- Figure scripts
──────────

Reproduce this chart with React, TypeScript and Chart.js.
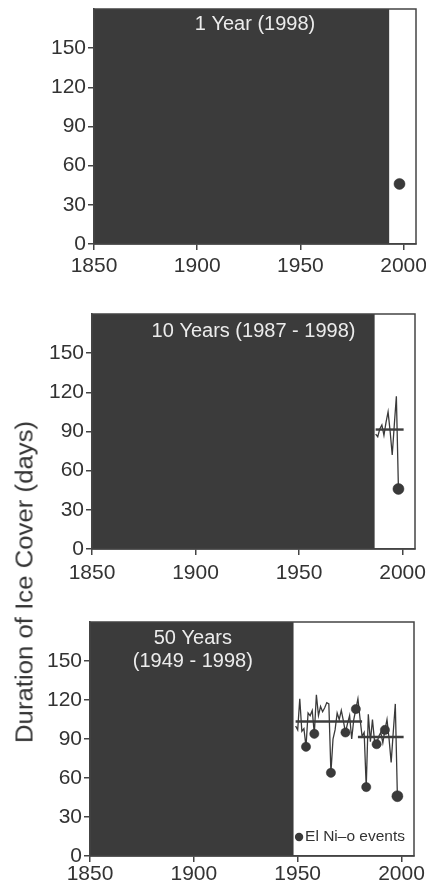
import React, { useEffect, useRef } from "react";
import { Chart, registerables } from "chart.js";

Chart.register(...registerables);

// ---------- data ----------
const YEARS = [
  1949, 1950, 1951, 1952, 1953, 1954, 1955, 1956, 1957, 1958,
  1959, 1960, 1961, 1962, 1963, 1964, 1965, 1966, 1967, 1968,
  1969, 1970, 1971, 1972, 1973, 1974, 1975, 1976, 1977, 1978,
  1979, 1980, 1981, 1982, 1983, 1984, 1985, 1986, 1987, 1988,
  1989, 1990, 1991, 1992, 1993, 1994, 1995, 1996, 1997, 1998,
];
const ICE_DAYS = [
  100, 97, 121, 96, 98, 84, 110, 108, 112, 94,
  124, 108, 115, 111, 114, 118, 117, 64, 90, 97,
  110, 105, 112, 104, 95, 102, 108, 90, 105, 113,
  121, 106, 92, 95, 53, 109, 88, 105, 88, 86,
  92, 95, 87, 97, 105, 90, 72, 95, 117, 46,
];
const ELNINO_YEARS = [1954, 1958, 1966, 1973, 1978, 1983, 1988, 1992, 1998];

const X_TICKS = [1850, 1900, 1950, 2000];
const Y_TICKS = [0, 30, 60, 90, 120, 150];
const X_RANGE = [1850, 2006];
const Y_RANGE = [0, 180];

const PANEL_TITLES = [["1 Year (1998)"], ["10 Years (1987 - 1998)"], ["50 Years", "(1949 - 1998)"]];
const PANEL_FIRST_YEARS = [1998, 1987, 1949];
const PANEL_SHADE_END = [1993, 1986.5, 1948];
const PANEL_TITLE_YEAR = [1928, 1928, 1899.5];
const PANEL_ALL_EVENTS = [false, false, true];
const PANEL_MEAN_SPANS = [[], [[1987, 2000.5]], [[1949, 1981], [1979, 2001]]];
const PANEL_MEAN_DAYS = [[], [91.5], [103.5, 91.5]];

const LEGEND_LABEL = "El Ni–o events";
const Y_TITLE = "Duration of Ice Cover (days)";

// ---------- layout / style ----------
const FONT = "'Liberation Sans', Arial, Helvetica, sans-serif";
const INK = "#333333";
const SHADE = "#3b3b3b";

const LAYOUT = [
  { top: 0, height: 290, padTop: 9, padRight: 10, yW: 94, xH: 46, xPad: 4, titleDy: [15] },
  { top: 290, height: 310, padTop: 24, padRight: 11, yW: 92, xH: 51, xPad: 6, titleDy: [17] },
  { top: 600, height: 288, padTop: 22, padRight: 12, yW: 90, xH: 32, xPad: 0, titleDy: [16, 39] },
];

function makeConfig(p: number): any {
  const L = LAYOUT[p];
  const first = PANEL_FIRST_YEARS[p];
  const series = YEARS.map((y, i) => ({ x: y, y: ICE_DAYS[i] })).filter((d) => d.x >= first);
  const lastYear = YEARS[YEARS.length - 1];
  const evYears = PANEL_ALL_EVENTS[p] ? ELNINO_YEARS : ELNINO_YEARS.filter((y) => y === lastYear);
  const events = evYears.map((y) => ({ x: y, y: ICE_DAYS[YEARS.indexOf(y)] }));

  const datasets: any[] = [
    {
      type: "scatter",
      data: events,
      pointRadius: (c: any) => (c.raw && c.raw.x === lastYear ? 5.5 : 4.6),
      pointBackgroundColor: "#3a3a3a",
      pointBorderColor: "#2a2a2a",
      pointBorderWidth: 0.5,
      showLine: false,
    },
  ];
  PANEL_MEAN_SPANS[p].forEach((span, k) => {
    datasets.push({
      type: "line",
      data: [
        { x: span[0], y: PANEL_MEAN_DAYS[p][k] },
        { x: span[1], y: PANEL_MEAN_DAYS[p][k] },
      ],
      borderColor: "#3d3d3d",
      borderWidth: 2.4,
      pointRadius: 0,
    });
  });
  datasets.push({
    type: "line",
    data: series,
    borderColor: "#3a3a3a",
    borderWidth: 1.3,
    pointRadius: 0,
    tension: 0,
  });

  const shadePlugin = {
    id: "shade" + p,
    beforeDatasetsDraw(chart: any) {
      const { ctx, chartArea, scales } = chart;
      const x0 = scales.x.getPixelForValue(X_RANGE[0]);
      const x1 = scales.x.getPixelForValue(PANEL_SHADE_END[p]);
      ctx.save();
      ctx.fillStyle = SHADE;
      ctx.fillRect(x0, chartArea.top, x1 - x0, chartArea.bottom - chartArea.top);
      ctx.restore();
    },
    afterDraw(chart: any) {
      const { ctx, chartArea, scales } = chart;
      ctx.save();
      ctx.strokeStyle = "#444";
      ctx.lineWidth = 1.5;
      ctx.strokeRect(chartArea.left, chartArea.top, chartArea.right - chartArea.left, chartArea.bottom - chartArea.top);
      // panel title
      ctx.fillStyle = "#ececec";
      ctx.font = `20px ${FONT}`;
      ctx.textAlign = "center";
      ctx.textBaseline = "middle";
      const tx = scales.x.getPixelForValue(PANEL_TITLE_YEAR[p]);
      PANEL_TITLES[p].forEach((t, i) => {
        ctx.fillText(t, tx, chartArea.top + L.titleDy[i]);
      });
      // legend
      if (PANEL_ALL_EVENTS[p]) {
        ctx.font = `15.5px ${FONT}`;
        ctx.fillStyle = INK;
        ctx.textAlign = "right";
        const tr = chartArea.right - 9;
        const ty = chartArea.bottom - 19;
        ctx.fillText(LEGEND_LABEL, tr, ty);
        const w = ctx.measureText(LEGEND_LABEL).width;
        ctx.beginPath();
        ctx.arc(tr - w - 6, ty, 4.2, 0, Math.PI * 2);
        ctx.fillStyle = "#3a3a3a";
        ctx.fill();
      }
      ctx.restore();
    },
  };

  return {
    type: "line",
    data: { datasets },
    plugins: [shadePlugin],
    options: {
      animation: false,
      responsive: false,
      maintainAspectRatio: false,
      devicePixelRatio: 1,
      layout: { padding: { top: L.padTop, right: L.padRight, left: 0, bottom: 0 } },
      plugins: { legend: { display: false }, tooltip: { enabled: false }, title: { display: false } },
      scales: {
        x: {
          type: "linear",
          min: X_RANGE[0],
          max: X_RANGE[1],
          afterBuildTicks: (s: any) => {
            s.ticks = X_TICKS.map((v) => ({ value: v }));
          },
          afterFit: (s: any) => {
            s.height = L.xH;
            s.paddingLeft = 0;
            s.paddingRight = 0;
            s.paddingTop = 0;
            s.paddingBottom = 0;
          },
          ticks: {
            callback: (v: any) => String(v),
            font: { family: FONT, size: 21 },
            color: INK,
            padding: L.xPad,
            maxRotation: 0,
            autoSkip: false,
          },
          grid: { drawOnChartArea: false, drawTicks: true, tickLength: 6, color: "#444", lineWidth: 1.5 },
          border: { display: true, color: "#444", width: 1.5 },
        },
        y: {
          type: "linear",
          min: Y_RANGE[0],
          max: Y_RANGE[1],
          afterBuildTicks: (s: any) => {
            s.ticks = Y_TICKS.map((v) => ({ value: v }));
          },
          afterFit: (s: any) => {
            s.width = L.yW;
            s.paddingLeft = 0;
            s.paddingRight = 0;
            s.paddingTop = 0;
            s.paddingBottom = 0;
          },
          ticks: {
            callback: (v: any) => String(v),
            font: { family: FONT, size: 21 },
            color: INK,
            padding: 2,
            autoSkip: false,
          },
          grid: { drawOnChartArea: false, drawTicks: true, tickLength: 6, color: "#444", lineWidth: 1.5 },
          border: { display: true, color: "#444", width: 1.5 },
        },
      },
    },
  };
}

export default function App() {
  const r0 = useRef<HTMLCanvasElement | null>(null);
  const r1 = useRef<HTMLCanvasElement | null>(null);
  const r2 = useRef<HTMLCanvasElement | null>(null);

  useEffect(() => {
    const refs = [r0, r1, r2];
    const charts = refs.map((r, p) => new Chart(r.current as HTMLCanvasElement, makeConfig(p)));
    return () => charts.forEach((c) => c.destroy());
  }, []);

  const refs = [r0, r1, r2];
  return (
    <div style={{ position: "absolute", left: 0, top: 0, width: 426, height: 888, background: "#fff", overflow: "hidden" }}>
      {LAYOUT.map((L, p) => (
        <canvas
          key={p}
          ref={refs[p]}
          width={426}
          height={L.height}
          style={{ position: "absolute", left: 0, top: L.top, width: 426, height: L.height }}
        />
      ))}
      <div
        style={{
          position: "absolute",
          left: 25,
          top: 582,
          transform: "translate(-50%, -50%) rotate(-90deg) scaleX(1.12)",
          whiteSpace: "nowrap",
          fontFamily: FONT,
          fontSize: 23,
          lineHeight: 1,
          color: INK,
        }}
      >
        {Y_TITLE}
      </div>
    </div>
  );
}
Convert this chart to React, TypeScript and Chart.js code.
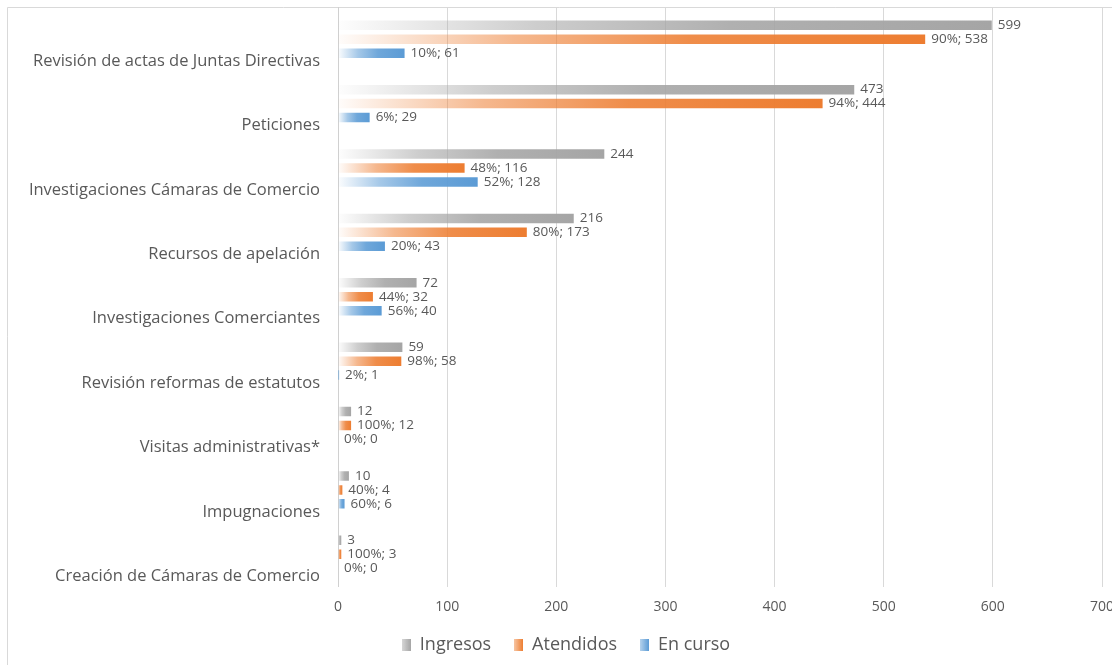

──────────

- Work to do
Please extract exactly the lines of the data, from the first through the line containing "Chart.register(...registerables);", and add no pictures to the copy.

- Finished answer
Reproduce this chart with React, TypeScript and Chart.js.
import React, { useEffect, useRef } from "react";
import { Chart, registerables } from "chart.js";

Chart.register(...registerables);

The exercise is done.